April 6, 2018 at 1:53 p.m.
OFFICE WORK

Business managers cope with many pressures


By KAREN DIETLEIN- | Comments: 0 | Leave a comment

Parish business managers, bookkeepers and accountants work behind the scenes to make sure the parish renders unto Caesar what is Caesar's, so the parishioners can continue to render unto God what is God's.

Parish business managers are responsible for the nitty-gritty financial aspects of running a parish. Like Nancy Uruskyj, the full-time business manager of St. Pius X Church in Loudonville, they often have a lot on their plate.

"You have to be very conscientious to be in this job," Ms. Uruskyj said. "You have to be a person who loves details. With a place as large as this, you have to really be the kind of person who wants to know 'just where is that dollar?'"

Count on her

Ms. Uruskyj, like many business managers, counts herself responsible for all of the money -- except school tuition, which is handled by a tuition management agency -- that arrives at and leaves the parish.

She handles banking and depositing, pays the bills, records payroll hours, and processes collection money. And, like all business managers, she reports regularly to the parish finance committee.

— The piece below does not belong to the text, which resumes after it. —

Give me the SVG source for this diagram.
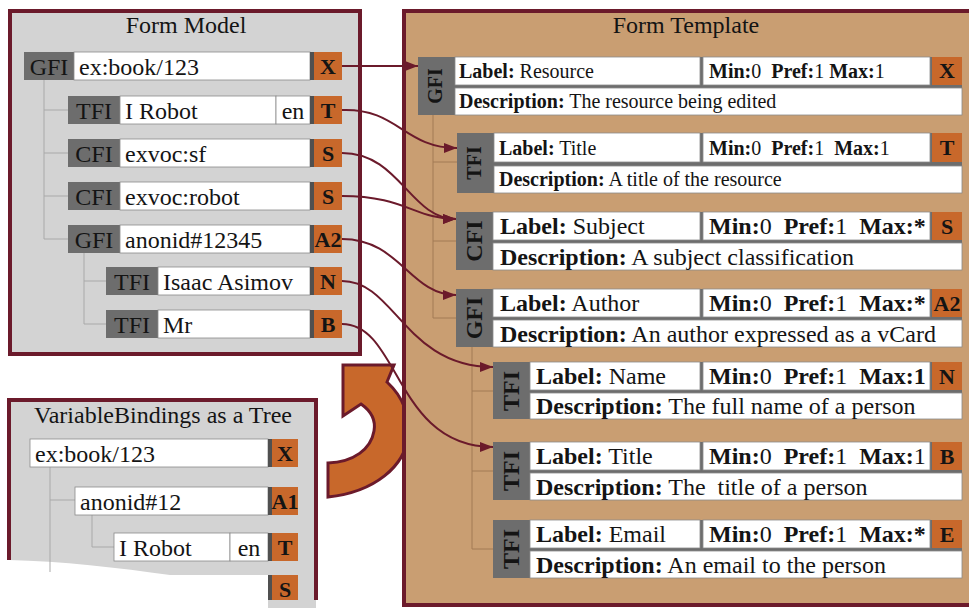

"You have to be sensitive to privacy issues as well" to be a good business manager, she explained. "Money is a very personal thing. You're privy to a lot of sensitive information, and you have to be the sort of person who can respect that."

Ups and downs

"What really defines this job for me," she noted, "is the fact that I come in here on any given day, and I have no idea what is going to happen. You can have your whole day planned out, and if the [computer] server goes down, all bets are off."

She considers her job, at times, to be a treasure hunt. She says it helps for a business manager to have an "obsessive-compulsive attention to detail" in that regard.

"Maybe Father comes in and says to me, 'Could you find out how many envelopes we bought in 1996?' You have to go back and reconstruct what happened" using records, she said.

Keeping books

Although Margaret McManus of St. Mary/St. Paul's parish in Hudson Falls is officially the parish's "business manager," she prefers to be called a "bookkeeper."

"'Business manager' makes it sound more glamorous," she joked.

Mrs. McManus works part-time for the parish. Monday mornings, she reconciles the weekend collections, handles the accounts payable, runs payroll, and orders liturgical materials "and anything else Father wants done."

She began to work at the parish in 1985, starting out by processing 30 checks a month for a few hours a week. By 1990, the parish had become computerized, and Mrs. McManus' duties had increased substantially.

Rewards and not

Like many business managers, Mrs. McManus is detail-oriented and likes to stay on schedule.

She enjoys the atmosphere of a church, and loves hearing the stories and having the company of parishioners who come for morning Mass or adoration of the Blessed Sacrament.

She doesn't like malfunctioning equipment -- such as what happened on a recent afternoon, when the accounting program on her computer crashed and lettering ceased to print correctly on a number of checks.

"If I'm not on schedule for some reason, it drives me crazy," she said.

Duties

John Kirkland, business manager at St. Clare's Church in Colonie, came there after retirement from an auditing job at GE. He supervises the capital campaign, Building Fund and Bishop's Appeal fundraising efforts within the parish.

He also serves as the staff representative on the finance committee -- which he has been involved with in some way for 25 years -- and monitors parish savings while reconciling parish checking accounts.

In a way, he said, parish business managers are required to be Renaissance men, noting: "At General Electric, no one person would do everything I do. I do all the financial reports, pay all the bills, pay all the staff."